You see, you never know. I was working with Brendan Bennet who’s a ridiculously talented artist, like really really talented, he basically changed my life. We went to Chicago and sold out a show, I’m not really sure how we did that shit. The crowd was packed and screaming out lyrics, even singing unreleased lyrics, and this is my first time in Chicago. Long story short, we winded up recording “3 a.m. in Chicago.” We got a beat from this producer, Ciya, another real nice producer out here. We recorded it, and I ended up falling asleep during the session. I woke up later and I was like “yo, this sounds fire.” The track was actually a late bloomer. It caught a crazy second wind when it got on Spotify’s Varsity Bars playlist, and it was a wrap from there. I was a little surprised.
Yeah, I’ve been doing shows around here. I actually started working on my live show game, getting people involved. If you see that video on my Instagram form Chicago it’s fucking nuts. Lately at my live shows I don’t care if people don't know every lyric to every song. I like teaching people songs at my shows now. I’ll do the hook three times, and then I’ll be like “alright, I’m not doing this alone again.”
Rolling Loud because Miami is the best city on the planet. I don't know if I mentioned that before. Or Coachella of course.
As much as I love Kendrick, I hate Kendrick features. It might be Drake, I’m not going to lie. I’ll let him bring out his Naples accent.
I love the hate. I honestly don’t react well to compliments because when you're shitty for a really long time and people tell you that you’re good it becomes hard to trust anyone. Then when you finally become good, you learn what “good” sounds like. When people hate they’re being honest, and it gives me the opportunity to prove them wrong. Eventually they come back around like, “man, that shit is actually pretty hard.”

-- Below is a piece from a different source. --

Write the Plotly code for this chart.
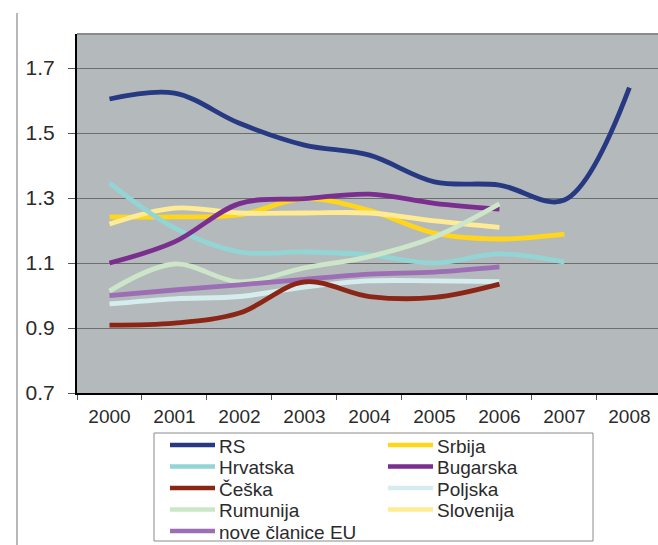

I remember pulling up to a producer's house three years ago with my boy, and the producer hit him up the next day to come back for another session. My boy was like, “Cool, I’ll bring Eddy.” The producer responded like, “nah, just you.” I loved that, I was like, “alright I got something for your ass.”
I don't see a limit because I like to learn shit. I think people who peak early do so because they know what they know, it pops off, and it takes them as far as it can. The reason why my favorite artist is Kayne is because I watched him grow. The way to stay relevant for so long is by learning new things, and embracing that. You have to be comfortable enough to take the chance of this “new thing” not having immediate success. I enjoy learning from the people around me. If you continue to learn, you never stop improving. I’m not going to peak, I’ll always be here, I have a young spirit.